Jodi Kantor's Hot New Obama Tell-All Summarized in Ten Annoying Lines
Have you had the opportunity to settle down with the hot new political gossip book of the past several days, New York Times reporter Jodi Kantor's The Obamas? The Gawker Political Desk rarely consumes these White House reporters' bound anecdote collections but, for mysterious reasons, both obtained and made it through 200 pages of Kantor's offering before having to stop due to a total lack of interest in continuing.
Are any fledgling reporters reading this post? At some point you want to write a book of anecdotes and make the big bucks like Jodi Kantor, yes? We've got some good news: The writing part shouldn't be that hard. Kantor actually could've written most of this before the Obama presidency started and gone in later to fill out the template with the appropriate proper nouns. It does not waver from its very predictable narrative: The Obamas were ambitious, idealistic, a husband-wife team who rocketed to the White House. Their hopes were sky high when they came to Washington. Then Washington was difficult and they were sad. They would have disagreements. Then they persevered. Then they were sad. Then they had a bright spot. Then, sadness. Then... come to think of it, we can't remember if it was during a peak or a trough on this suspiciously neat sinusoidal curve that we threw the damn thing on the ground.
If you want the juicy anecdotes, the few excerpts that have been floating around for a week will suffice. Most of the text is Kantor extrapolating grand, simplistic themes of her own mind-read invention and hammering them relentlessly in the form of contradictions. Every bit of action in this book is matched by hundreds of paragraphs of Kantor shoving fluffy ironies to the back of your eye sockets. Here are ten examples we just came up with after flipping to ten random pages:
- "For all their ease together in public and the stunning ambition they had shown in pursuing the presidency, the Obamas were not entirely comfortable with the bargains they had made."
- "In public, they smiled and waved, but how were the Obamas really reacting to the White House...?"
- "If people all over the world were celebrating the prospect of the Obamas arriving at the White House, why was she hesitating?"
- "The presidential campaign supported Michelle's highest hopes about politics but also validated some of her worst fears."
- "In other words, the home part of the White House was not a house at all. It was a box within a larger box, the world's most prestigious executive apartment."
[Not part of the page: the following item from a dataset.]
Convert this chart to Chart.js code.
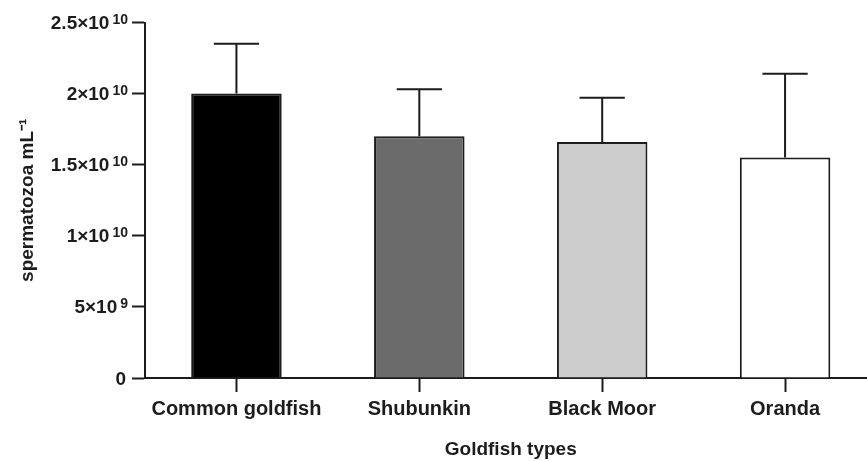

- "As a result, many of the most important moments of Barack Obama's presidency had no witnesses at all: they took place upstairs, the president silent and alone in his office."
- "All she wanted was to be an asset to the administration, and instead she was being treated as a potential liability." [Asset/liability, nice — Ed.]
- "What if his attempts to reconcile the irreconcilable — Michelle and politics, but also many other issues — were impossible; what if the attempts themselves came with their own costs?"
- "They had made their original decision to run for the presidency based on the idea that he would be able to do great things in office, not on the possibility that his presidency would get stuck."
- "Some of the qualities that made her fit in poorly into her husband's political life — her idealism, exactitude, unwillingness to settle for less than what they wanted — were also qualities on which her husband depended, especially when things were going badly."
After a few hundred more of these suckers, Kantor establishes her point: The Obamas aren't one-dimensional figures, but two-dimensional figures. Can't really improve on that, can you?